▶ [Directions]: Omit all pictures and transcribe only the lines in the entries below that run from the line with "Write the D3.js code for this chart." through the line with "1.052, 1.031, 1.011, 0.993, 0.977, 0.965, 0.958, 0.956];".

▶ [Excerpted records]:

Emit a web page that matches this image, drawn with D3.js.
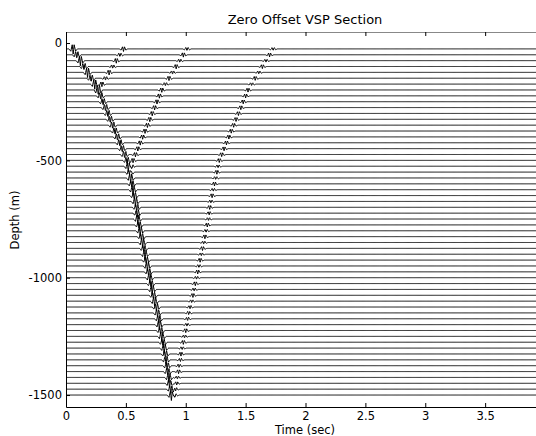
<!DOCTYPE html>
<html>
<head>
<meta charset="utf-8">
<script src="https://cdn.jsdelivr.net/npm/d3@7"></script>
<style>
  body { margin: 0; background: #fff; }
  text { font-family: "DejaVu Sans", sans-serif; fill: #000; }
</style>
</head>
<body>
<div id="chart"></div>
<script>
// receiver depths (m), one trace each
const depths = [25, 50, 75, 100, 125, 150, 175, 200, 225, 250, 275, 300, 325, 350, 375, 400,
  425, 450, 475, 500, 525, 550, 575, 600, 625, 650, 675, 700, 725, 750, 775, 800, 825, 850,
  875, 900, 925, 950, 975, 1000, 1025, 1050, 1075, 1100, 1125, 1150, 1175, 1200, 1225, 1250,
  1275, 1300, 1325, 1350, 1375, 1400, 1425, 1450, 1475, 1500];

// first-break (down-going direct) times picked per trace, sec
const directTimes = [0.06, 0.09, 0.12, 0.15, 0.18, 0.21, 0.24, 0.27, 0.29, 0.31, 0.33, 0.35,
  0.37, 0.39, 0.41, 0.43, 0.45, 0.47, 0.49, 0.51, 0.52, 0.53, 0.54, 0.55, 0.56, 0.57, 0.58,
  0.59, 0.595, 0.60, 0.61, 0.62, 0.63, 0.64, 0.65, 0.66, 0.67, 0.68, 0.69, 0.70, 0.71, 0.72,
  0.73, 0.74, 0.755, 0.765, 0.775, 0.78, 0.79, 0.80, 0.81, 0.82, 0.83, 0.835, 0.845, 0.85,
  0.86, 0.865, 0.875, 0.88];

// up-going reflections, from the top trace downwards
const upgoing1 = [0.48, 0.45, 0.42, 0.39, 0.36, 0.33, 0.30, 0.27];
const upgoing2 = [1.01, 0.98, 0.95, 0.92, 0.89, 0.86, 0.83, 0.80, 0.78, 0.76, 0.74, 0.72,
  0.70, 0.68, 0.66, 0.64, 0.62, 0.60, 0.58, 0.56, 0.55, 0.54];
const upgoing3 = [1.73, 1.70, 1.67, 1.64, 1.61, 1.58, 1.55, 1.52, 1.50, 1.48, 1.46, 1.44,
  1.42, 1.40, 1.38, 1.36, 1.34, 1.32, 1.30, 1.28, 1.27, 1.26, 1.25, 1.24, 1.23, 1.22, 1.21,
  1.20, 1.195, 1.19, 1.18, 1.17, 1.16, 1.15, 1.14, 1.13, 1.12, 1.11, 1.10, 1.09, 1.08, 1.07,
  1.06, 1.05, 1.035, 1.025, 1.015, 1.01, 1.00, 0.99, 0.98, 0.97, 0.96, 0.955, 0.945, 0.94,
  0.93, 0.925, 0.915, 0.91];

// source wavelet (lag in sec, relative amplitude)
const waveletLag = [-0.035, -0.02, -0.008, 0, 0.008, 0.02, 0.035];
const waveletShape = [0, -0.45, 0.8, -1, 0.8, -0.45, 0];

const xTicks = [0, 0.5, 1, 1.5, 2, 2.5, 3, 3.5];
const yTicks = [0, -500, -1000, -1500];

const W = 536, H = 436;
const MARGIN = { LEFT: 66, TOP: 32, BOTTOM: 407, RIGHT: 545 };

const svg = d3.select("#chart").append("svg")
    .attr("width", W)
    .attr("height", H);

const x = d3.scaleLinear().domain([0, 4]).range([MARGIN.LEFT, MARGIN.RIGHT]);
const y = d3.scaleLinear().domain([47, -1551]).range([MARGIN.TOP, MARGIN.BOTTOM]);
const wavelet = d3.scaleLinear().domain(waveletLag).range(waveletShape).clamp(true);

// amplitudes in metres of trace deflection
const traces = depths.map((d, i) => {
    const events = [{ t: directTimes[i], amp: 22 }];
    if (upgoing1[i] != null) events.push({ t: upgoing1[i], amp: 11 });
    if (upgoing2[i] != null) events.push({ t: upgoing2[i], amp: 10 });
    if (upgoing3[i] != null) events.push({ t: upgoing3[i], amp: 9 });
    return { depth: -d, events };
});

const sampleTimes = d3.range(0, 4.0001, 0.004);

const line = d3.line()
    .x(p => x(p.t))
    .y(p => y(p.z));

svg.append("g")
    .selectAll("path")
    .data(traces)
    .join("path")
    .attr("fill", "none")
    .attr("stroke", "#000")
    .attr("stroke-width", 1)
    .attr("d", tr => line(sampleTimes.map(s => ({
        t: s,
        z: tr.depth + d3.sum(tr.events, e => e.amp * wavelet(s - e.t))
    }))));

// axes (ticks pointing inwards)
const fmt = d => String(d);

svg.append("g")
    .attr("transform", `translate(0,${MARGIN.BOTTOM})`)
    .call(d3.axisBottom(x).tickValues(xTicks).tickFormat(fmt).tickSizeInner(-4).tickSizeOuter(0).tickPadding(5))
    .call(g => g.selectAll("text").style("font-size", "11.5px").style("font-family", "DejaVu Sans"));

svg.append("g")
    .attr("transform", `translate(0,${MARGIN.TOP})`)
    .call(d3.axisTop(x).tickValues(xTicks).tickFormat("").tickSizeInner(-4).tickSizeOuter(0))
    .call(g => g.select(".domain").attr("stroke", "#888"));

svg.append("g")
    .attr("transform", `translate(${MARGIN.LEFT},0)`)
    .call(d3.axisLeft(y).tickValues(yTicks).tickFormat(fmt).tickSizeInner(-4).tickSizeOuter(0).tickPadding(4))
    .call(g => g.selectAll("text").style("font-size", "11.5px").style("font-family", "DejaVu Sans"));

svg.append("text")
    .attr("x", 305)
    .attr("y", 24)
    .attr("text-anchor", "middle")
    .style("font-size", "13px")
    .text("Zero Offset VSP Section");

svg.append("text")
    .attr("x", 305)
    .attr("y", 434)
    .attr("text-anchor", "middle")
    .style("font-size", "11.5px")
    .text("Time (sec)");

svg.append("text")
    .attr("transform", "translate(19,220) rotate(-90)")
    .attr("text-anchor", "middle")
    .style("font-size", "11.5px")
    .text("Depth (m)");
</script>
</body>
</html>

...

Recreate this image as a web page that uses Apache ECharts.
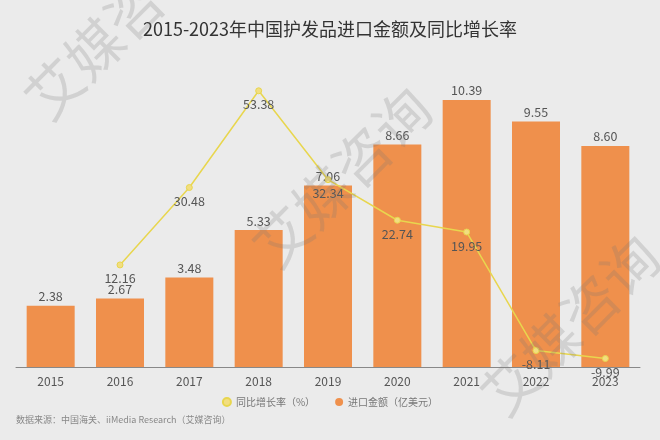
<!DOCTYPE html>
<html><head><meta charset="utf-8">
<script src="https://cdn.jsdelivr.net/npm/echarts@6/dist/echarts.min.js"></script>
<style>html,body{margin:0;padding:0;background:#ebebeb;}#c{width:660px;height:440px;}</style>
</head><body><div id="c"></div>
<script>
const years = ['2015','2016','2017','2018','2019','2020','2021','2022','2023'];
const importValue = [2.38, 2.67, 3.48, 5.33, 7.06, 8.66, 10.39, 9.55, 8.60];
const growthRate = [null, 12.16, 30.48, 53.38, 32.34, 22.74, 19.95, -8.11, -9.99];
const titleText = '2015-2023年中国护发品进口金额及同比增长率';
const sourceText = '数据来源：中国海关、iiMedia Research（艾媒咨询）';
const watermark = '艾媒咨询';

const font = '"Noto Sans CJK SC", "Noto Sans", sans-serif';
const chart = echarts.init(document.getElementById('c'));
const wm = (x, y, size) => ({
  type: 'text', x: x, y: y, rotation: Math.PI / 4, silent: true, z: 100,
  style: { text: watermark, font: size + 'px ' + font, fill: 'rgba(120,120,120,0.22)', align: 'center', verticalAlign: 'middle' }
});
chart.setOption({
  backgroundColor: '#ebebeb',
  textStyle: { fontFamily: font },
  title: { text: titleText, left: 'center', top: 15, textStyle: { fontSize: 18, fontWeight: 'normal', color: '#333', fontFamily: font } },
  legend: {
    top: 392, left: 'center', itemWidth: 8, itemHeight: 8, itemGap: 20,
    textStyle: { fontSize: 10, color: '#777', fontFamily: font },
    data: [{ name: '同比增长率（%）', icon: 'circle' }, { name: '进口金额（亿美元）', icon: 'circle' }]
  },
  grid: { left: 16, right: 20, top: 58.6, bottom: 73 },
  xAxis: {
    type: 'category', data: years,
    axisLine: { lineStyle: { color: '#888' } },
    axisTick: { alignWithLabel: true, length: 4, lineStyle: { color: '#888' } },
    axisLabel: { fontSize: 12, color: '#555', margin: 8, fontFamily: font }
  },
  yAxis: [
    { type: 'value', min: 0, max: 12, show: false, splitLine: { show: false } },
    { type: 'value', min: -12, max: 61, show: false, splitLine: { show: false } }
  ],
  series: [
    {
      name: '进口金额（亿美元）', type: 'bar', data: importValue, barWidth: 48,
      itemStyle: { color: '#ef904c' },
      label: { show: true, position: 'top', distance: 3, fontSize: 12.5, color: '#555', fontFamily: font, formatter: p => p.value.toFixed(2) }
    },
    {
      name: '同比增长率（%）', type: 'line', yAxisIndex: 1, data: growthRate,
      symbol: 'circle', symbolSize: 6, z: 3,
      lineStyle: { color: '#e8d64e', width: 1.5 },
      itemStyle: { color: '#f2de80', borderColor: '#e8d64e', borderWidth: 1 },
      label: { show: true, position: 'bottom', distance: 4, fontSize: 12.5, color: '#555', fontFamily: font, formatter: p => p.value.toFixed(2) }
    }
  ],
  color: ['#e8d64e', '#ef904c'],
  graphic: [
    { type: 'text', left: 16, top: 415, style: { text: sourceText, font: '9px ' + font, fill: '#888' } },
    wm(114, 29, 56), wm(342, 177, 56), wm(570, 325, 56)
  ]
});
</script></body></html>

...

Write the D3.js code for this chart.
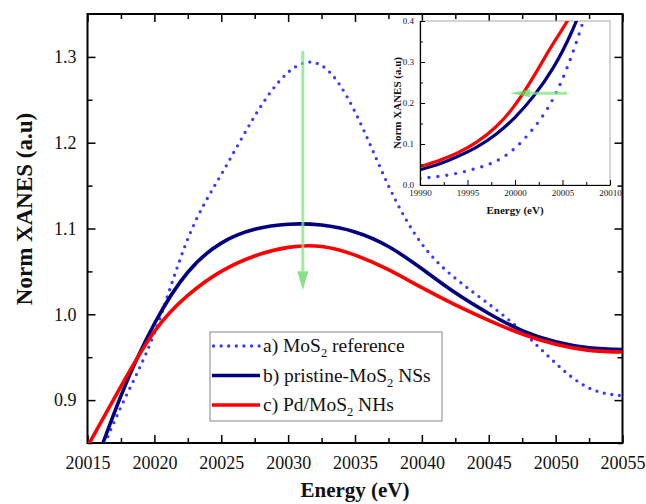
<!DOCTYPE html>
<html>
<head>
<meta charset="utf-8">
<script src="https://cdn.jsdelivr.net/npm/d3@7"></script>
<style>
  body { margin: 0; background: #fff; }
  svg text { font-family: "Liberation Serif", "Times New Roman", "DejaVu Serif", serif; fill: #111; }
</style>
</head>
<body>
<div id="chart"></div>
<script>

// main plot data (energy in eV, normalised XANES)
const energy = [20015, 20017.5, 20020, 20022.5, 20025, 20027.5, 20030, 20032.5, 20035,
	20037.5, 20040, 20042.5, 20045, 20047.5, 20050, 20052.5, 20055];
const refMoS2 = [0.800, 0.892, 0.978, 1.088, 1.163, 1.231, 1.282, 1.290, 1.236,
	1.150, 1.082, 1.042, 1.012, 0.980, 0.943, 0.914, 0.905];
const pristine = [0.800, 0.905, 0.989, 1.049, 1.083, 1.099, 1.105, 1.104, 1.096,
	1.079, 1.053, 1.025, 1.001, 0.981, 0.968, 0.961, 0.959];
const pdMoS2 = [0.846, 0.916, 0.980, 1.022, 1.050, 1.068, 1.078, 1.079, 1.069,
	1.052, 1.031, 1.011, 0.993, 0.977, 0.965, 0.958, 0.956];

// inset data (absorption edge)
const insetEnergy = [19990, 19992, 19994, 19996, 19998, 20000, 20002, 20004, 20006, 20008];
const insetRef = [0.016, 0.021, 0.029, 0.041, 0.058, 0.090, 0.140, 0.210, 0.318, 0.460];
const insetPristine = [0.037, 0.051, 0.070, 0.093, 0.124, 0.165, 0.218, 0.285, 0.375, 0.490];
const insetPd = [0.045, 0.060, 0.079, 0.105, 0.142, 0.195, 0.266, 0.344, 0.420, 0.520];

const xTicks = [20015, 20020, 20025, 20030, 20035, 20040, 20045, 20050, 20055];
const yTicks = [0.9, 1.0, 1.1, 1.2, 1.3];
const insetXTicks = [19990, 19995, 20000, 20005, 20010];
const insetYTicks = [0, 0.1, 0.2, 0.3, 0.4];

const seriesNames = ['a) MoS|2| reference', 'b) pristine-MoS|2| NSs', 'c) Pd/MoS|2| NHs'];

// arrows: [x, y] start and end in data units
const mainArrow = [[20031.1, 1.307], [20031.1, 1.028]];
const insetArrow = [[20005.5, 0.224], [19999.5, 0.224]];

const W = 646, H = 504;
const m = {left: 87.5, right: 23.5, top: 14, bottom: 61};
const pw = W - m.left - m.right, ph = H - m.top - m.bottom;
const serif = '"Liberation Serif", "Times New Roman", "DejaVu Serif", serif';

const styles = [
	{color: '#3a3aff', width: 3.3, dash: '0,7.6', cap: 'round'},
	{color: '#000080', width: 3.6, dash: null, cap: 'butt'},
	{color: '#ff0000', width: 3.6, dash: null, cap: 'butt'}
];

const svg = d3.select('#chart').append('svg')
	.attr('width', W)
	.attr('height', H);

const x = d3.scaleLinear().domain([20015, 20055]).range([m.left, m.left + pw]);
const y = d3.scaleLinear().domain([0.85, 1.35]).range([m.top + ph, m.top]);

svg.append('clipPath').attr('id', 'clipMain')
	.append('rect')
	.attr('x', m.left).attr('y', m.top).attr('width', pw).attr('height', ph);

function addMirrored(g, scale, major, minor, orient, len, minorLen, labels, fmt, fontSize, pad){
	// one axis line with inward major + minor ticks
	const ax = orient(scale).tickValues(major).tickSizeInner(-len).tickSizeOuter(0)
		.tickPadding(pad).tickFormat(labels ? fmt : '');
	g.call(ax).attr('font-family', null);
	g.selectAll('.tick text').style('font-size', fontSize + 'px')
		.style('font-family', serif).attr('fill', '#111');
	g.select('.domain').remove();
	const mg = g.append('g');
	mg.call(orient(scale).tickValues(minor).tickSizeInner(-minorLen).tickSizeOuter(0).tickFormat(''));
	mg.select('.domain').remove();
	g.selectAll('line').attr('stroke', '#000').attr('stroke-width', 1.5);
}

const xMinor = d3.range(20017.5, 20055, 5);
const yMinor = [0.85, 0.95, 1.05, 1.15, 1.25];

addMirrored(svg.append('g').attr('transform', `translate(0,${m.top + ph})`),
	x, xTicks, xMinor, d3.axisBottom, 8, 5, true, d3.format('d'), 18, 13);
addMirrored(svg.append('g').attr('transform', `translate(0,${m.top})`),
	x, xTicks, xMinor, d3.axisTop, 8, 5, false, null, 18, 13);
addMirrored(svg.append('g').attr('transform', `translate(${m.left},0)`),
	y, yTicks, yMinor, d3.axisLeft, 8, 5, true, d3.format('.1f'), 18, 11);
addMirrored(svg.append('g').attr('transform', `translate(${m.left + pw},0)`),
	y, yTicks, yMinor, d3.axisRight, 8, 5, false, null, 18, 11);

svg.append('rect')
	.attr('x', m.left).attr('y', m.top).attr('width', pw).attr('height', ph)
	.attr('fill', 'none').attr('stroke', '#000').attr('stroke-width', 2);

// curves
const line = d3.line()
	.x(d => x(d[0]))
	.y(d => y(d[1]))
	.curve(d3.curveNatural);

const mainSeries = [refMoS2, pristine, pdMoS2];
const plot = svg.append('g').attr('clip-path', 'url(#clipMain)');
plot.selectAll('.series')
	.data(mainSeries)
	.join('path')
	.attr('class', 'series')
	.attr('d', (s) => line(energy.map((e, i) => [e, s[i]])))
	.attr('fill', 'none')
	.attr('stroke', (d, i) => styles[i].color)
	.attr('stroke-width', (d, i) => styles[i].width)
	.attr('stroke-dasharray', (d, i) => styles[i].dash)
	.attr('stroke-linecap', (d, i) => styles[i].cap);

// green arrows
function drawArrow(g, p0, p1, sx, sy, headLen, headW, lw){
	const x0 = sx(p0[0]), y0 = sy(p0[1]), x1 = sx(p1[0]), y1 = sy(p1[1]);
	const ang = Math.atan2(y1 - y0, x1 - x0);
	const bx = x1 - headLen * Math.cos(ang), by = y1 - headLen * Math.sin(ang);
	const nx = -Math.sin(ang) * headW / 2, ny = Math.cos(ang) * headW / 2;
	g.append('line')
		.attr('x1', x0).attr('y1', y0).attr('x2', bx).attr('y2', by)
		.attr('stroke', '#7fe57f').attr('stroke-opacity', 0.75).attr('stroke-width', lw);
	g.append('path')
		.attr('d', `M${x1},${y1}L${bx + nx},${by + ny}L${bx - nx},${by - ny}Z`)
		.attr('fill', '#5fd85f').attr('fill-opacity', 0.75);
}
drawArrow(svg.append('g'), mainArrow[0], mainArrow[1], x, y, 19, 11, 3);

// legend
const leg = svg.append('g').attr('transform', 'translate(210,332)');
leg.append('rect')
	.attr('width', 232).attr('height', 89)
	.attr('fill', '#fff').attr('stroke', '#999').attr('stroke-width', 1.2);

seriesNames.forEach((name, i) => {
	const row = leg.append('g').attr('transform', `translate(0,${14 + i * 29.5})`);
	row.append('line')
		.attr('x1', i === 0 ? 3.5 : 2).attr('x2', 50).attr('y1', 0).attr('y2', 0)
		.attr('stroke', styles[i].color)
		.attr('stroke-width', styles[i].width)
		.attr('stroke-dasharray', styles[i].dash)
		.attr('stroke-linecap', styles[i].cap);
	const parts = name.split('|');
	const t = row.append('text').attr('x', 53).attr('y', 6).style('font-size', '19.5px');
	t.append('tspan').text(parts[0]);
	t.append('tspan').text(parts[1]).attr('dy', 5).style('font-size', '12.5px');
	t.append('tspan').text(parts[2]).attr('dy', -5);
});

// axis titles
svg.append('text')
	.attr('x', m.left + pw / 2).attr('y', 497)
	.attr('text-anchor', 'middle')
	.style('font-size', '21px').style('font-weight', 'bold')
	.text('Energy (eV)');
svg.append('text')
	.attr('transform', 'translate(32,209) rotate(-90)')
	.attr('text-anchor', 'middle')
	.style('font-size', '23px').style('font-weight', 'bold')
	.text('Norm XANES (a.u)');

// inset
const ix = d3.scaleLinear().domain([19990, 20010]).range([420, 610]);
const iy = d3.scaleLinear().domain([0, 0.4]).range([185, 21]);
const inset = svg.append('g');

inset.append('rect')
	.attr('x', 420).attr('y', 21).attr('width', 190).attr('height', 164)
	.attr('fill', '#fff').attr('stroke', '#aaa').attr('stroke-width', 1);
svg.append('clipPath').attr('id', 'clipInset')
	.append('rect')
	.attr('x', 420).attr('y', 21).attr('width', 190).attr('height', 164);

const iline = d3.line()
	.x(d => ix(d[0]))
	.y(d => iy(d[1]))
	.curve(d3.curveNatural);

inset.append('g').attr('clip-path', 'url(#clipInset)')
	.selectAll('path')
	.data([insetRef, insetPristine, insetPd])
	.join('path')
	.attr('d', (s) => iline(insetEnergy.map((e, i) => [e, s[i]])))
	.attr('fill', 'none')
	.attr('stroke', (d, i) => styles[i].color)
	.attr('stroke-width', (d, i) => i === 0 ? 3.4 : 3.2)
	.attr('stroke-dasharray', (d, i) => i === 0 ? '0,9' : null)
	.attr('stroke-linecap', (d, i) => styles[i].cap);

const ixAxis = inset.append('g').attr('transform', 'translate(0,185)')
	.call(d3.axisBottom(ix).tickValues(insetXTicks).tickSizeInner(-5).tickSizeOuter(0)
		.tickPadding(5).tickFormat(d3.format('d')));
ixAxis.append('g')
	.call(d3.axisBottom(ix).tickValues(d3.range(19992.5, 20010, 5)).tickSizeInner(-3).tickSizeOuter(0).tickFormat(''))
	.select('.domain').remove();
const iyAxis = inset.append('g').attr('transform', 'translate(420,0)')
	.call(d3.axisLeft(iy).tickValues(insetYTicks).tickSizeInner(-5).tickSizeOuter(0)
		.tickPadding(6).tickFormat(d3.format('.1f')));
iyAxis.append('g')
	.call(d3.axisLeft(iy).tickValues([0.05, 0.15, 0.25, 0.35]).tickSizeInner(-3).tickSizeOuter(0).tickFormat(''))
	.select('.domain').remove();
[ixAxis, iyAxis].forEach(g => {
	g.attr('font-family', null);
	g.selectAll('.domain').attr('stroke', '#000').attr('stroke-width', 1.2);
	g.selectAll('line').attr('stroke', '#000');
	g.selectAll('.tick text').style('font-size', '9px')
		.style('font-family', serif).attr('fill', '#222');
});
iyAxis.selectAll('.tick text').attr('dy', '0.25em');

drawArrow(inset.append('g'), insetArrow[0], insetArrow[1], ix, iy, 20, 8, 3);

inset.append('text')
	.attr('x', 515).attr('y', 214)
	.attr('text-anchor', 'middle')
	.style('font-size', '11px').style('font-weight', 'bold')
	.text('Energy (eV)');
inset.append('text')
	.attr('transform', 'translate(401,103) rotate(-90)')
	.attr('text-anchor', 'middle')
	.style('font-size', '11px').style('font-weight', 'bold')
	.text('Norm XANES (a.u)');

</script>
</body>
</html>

▶ [Complete response]:
Write the D3.js code for this chart.
<!DOCTYPE html>
<html>
<head>
<meta charset="utf-8">
<script src="https://cdn.jsdelivr.net/npm/d3@7"></script>
<style>
  body { margin: 0; background: #fff; }
  svg text { font-family: "Liberation Serif", "Times New Roman", "DejaVu Serif", serif; fill: #111; }
</style>
</head>
<body>
<div id="chart"></div>
<script>

// main plot data (energy in eV, normalised XANES)
const energy = [20015, 20017.5, 20020, 20022.5, 20025, 20027.5, 20030, 20032.5, 20035,
	20037.5, 20040, 20042.5, 20045, 20047.5, 20050, 20052.5, 20055];
const refMoS2 = [0.800, 0.892, 0.978, 1.088, 1.163, 1.231, 1.282, 1.290, 1.236,
	1.150, 1.082, 1.042, 1.012, 0.980, 0.943, 0.914, 0.905];
const pristine = [0.800, 0.905, 0.989, 1.049, 1.083, 1.099, 1.105, 1.104, 1.096,
	1.079, 1.053, 1.025, 1.001, 0.981, 0.968, 0.961, 0.959];
const pdMoS2 = [0.846, 0.916, 0.980, 1.022, 1.050, 1.068, 1.078, 1.079, 1.069,
	1.052, 1.031, 1.011, 0.993, 0.977, 0.965, 0.958, 0.956];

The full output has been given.